Source material:
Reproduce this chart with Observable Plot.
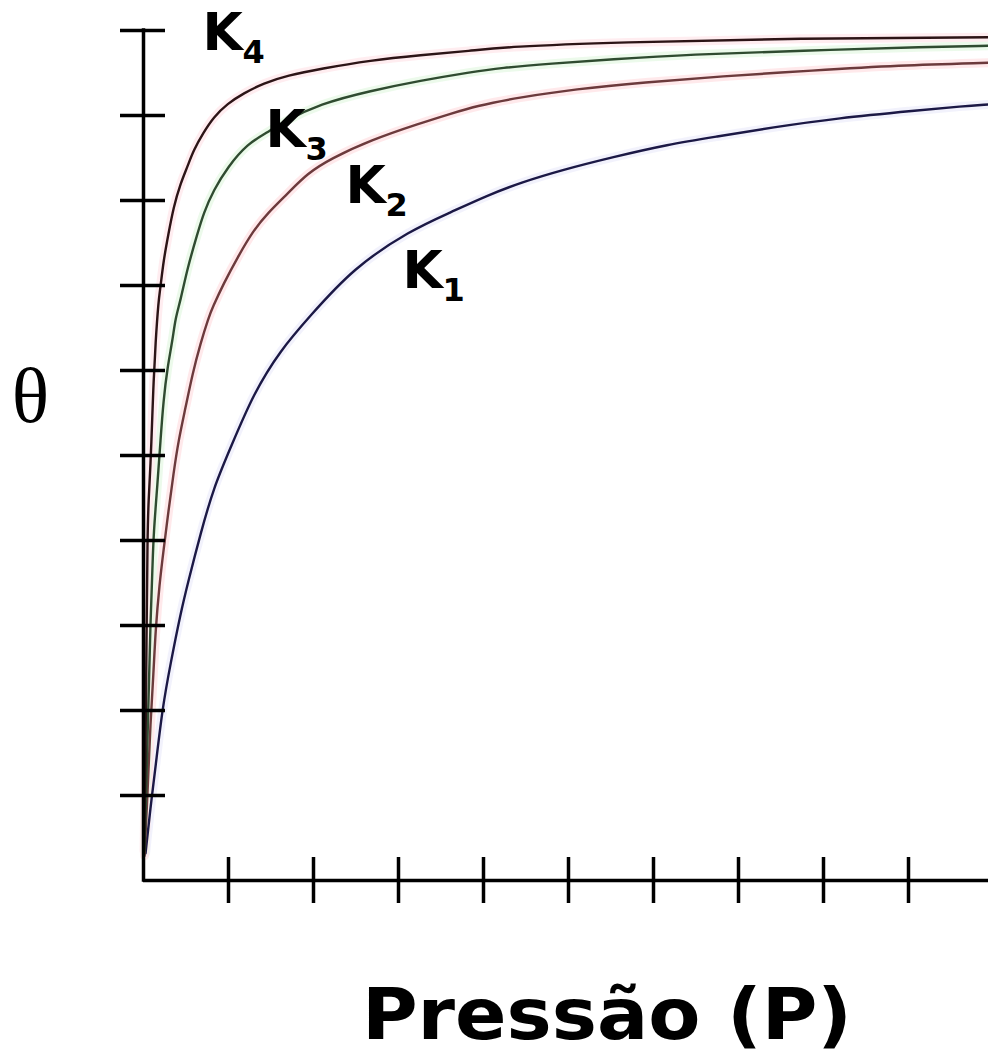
<!DOCTYPE html>
<html>
<head>
<meta charset="utf-8">
<script src="https://cdn.jsdelivr.net/npm/d3@7"></script>
<script src="https://cdn.jsdelivr.net/npm/@observablehq/plot@0.6"></script>
<style>
  html, body { margin: 0; padding: 0; background: #fff; }
  #wrap { position: relative; width: 988px; height: 1058px; overflow: hidden; }
  #xlabel {
    position: absolute; left: 226px; width: 762px; top: 979px;
    text-align: center; font: bold 71px/72px "DejaVu Sans", sans-serif; color: #000;
    white-space: nowrap; transform: scaleX(1.07); transform-origin: 381px 50%;
  }
</style>
</head>
<body>
<div id="wrap">
  <div id="chart"></div>
  <div id="xlabel">Pressão (P)</div>
</div>
<script>
// Langmuir adsorption isotherms: coverage θ against pressure P for four constants K1 < K2 < K3 < K4

// K1 curve
const k1P = [0.024, 0.082, 0.141, 0.224, 0.318, 0.435, 0.529, 0.671, 0.824, 1.024, 1.294, 1.612, 1.941, 2.471, 3.141, 3.612, 4.047, 4.435, 4.929, 5.518, 6.176, 6.729, 7.4, 8.165, 9.106, 9.635, 9.94];
const k1T = [0.32, 0.86, 1.33, 2.04, 2.55, 3.14, 3.53, 4.08, 4.62, 5.09, 5.73, 6.24, 6.62, 7.21, 7.65, 7.86, 8.06, 8.21, 8.36, 8.51, 8.66, 8.75, 8.86, 8.97, 9.06, 9.11, 9.13];

// K2 curve
const k2P = [0.012, 0.047, 0.082, 0.118, 0.141, 0.188, 0.235, 0.294, 0.353, 0.412, 0.494, 0.576, 0.671, 0.765, 0.812, 0.941, 1.106, 1.294, 1.459, 1.694, 1.929, 2.2, 2.671, 3.259, 3.612, 3.906, 4.4, 5.082, 5.894, 6.788, 7.882, 8.871, 9.94];
const k2T = [0.29, 1.0, 1.88, 2.44, 2.94, 3.49, 3.88, 4.35, 4.79, 5.18, 5.56, 5.96, 6.32, 6.62, 6.74, 7.02, 7.33, 7.65, 7.85, 8.08, 8.32, 8.49, 8.71, 8.91, 9.02, 9.11, 9.21, 9.31, 9.39, 9.46, 9.53, 9.59, 9.62];

// K3 curve
const k3P = [0.012, 0.035, 0.059, 0.082, 0.106, 0.118, 0.165, 0.2, 0.235, 0.282, 0.341, 0.376, 0.435, 0.518, 0.635, 0.706, 0.824, 0.988, 1.224, 1.459, 1.612, 2.082, 2.671, 3.259, 3.847, 4.2, 4.788, 5.494, 6.435, 7.729, 9.259, 9.94];
const k3T = [0.35, 1.18, 2.12, 3.06, 3.68, 4.08, 4.67, 5.18, 5.65, 6.04, 6.35, 6.62, 6.82, 7.21, 7.61, 7.85, 8.12, 8.39, 8.67, 8.8, 8.91, 9.14, 9.29, 9.41, 9.51, 9.56, 9.61, 9.66, 9.72, 9.76, 9.81, 9.82];

// K4 curve
const k4P = [0.006, 0.024, 0.035, 0.047, 0.059, 0.082, 0.106, 0.118, 0.141, 0.176, 0.2, 0.235, 0.294, 0.353, 0.435, 0.518, 0.588, 0.706, 0.824, 0.988, 1.176, 1.412, 1.694, 2.082, 2.671, 3.259, 3.847, 4.294, 5.553, 7.729, 9.94];
const k4T = [0.35, 1.41, 2.82, 4.08, 4.47, 4.86, 5.53, 5.85, 6.32, 6.82, 6.98, 7.29, 7.61, 7.92, 8.2, 8.4, 8.59, 8.8, 8.98, 9.14, 9.26, 9.38, 9.47, 9.55, 9.65, 9.71, 9.76, 9.81, 9.86, 9.91, 9.92];

// Axis ticks (unlabelled)
const xTicks = [1, 2, 3, 4, 5, 6, 7, 8, 9];
const yTicks = [1, 2, 3, 4, 5, 6, 7, 8, 9, 10];

// Curve names and subscripts
const seriesNames = ["K1", "K2", "K3", "K4"];
const subscripts = ["1", "2", "3", "4"];

const curves = [
  {name: seriesNames[0], P: k1P, T: k1T},
  {name: seriesNames[1], P: k2P, T: k2T},
  {name: seriesNames[2], P: k3P, T: k3T},
  {name: seriesNames[3], P: k4P, T: k4T}
];
const points = curves.flatMap(c => c.P.map((p, i) => ({series: c.name, P: p, theta: c.T[i]})));

const lineColor = {K1: "#1b1845", K2: "#6c3a3c", K3: "#2f4b30", K4: "#2c1416"};
const haloColor = {K1: "#ececfb", K2: "#ffdfe3", K3: "#e4f8e2", K4: "#ffe6ea"};

// Label placement (baseline-left of the "K", in data units)
const labelSpots = [
  {P: 3.047, theta: 6.976},
  {P: 2.376, theta: 7.965},
  {P: 1.435, theta: 8.624},
  {P: 0.694, theta: 9.765}
];
const labels = seriesNames.map((n, i) => ({series: n, sub: subscripts[i], ...labelSpots[i]}));

const labelFont = 52;
const subFont = 32;
const fam = "DejaVu Sans, sans-serif";

const chart = Plot.plot({
  width: 988,
  height: 930,
  marginTop: 30,
  marginBottom: 50,
  marginLeft: 143,
  marginRight: 0,
  x: {domain: [0, 845 / 85]},
  y: {domain: [0, 10]},
  marks: [
    // soft colour fringes along the curves
    Plot.line(points, {x: "P", y: "theta", z: "series", stroke: d => haloColor[d.series], strokeWidth: 9, strokeOpacity: 0.7, curve: "basis"}),
    // isotherms
    Plot.line(points, {x: "P", y: "theta", z: "series", stroke: d => lineColor[d.series], strokeWidth: 2.4, curve: "basis"}),
    // axes lines
    Plot.ruleX([0], {stroke: "#000", strokeWidth: 3.5, strokeLinecap: "square"}),
    Plot.ruleY([0], {stroke: "#000", strokeWidth: 3.5}),
    // ticks crossing the axis lines
    Plot.axisY({ticks: yTicks, tickSize: 45, dx: 22, tickFormat: () => "", label: null, strokeWidth: 3.5, stroke: "#000"}),
    Plot.axisX({ticks: xTicks, tickSize: 46, dy: -23, tickFormat: () => "", label: null, strokeWidth: 3.5, stroke: "#000"}),
    // curve labels: K with a subscript index
    Plot.text(labels, {x: "P", y: "theta", text: () => "K", textAnchor: "start", lineAnchor: "middle", dy: -0.32 * labelFont,
      fontSize: labelFont, fontWeight: "bold", fontFamily: fam, fill: "#000"}),
    Plot.text(labels, {x: "P", y: "theta", text: "sub", textAnchor: "start", lineAnchor: "middle", dx: 40, dy: 13 - 0.32 * subFont,
      fontSize: subFont, fontWeight: "bold", fontFamily: fam, fill: "#000"}),
    // y-axis title
    Plot.text(["θ"], {frameAnchor: "left", dx: -113, dy: -58, textAnchor: "middle", lineAnchor: "middle",
      fontSize: 78, fontFamily: "Liberation Serif, serif", fill: "#000"})
  ]
});
document.getElementById("chart").appendChild(chart);
</script>
</body>
</html>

Task instructions:
Only lines belong in the copy: transcribe those from the start of the data through the line that contains "K2 < K3 < K4", and skip the pictures.

Answer to the task:
Reproduce this chart with Observable Plot.
<!DOCTYPE html>
<html>
<head>
<meta charset="utf-8">
<script src="https://cdn.jsdelivr.net/npm/d3@7"></script>
<script src="https://cdn.jsdelivr.net/npm/@observablehq/plot@0.6"></script>
<style>
  html, body { margin: 0; padding: 0; background: #fff; }
  #wrap { position: relative; width: 988px; height: 1058px; overflow: hidden; }
  #xlabel {
    position: absolute; left: 226px; width: 762px; top: 979px;
    text-align: center; font: bold 71px/72px "DejaVu Sans", sans-serif; color: #000;
    white-space: nowrap; transform: scaleX(1.07); transform-origin: 381px 50%;
  }
</style>
</head>
<body>
<div id="wrap">
  <div id="chart"></div>
  <div id="xlabel">Pressão (P)</div>
</div>
<script>
// Langmuir adsorption isotherms: coverage θ against pressure P for four constants K1 < K2 < K3 < K4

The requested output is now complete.